Mary Jo Foley has the scoop on this story on ZDNet, about how Microsoft will sell packaged on-premises Azure (Hyper-V, System Center, and Windows Azure Pack) private or hosted (private or public) clouds through hardware partners. She asks a question: which vendors can offer this solution, which uses Storage Spaces for the Hyper-V VM storage. That is easy enough to answer, as of right now, thanks to the limited number of traditional server PLUS storage vendors in the Storage Spaces HCL category. This includes:
- Fujitsu: who are not exactly a big player outside of government (at least here in Ireland)
- Super Micro: A company that builds specifically to order, and doesn’t seem to understand channel sales like a HP, Dell, Fujitsu, etc – mainly a data center player and not a packaged solution vendor.
- Dell
And that’s where I think we’ll see Microsoft make a play. Microsoft invested billions into Dell. Dell has 2 JBOD models for Storage Spaces. They sell the types of servers that Microsoft envisions for use in a cloud (half U servers). And Dell is the sort of company that sells packaged solutions.

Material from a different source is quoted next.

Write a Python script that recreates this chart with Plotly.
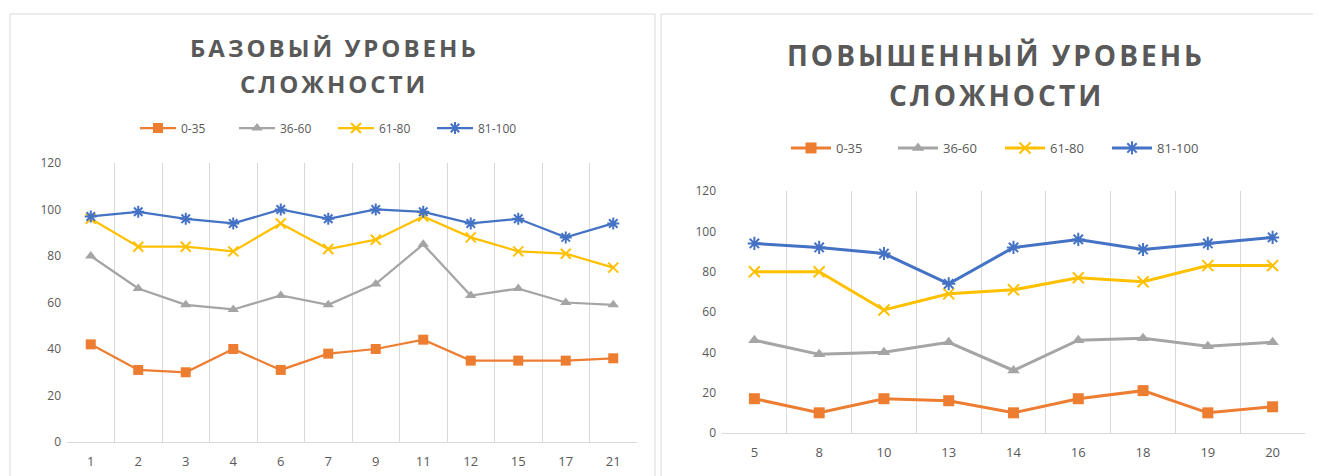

And before you comment: No; I have not mentioned HP. HP has no certified Storage Spaces JBODs, as you can clearly see in the Storage Spaces HCL category. And anyway, HP want to push other things that are not in the Cloud OS vision and compete with Windows Server, System Center, and Azure.
But who knows – it’s just bang on 4 years since Microsoft announced that there would be third-party Azure appliances and they never appeared. Maybe nothing will happen of this – it’s hard to package up a Microsoft solution now because their Cloud OS products are upgrading way too quickly for a big company like Dell to keep up with.